In other pornography-related news, the operators of the .xxx top-level domain, ICM Registry, are expected to announce very soon -- possibly this week -- the details of the registry's protections for trademark owners in that domain. The Reed Smith summary at the link above summarizes most of what is now known about ICM Registry's accommodations for mark owners.

ICM Registry will allow mark owners not in the porn business to permanently register the domain corresponding to their mark for a single, one-time fee. Domain names registered in this fashion will resolve to a single, plain vanilla (no advertising) page indicating that "this name has been reserved from registration under the ICM registry IP protection program."

Once the .xxx top-level domain is up and running, trademark owners will have access to the usual ACPA and UDRP remedies, plus an additional rapid recuperation program that one ICM Registry official told me is like "the URS on steroids." Which is amusing, since the URS is like the UDRP on steroids. For trademark owners, I think this means that there will be little trouble dealing with ICM Registry over troublesome registrations.


Except in the case in which the trademark in question also belongs to an "adult community" business.

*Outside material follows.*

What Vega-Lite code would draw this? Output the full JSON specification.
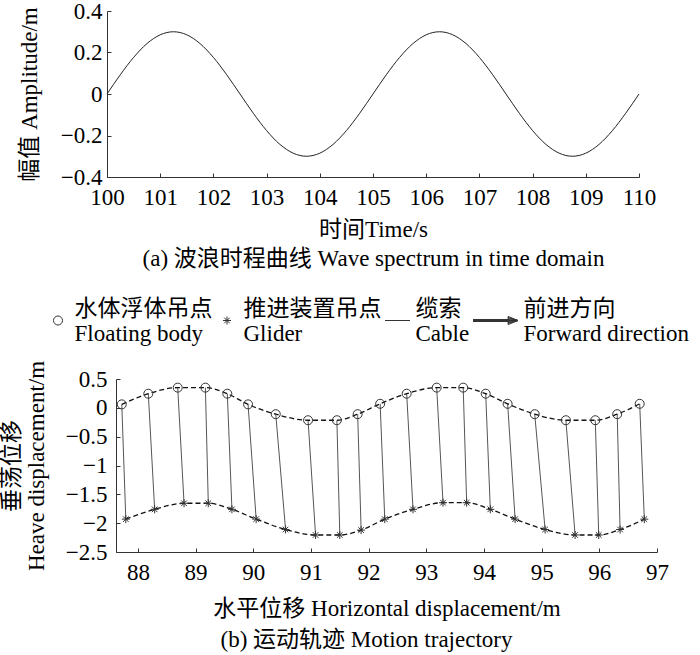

For example, if there is a company that has a registered mark for REGENT to sell pornographic films, then another company with a registered the REGENT mark for plumbing supplies is not going to be able to prevent the porn film company from registering regent.xxx.

In any event, brand owners worried about tarnishment through association the .xxx top-level domain should pay close attention to the ICM Registry site for the next few weeks.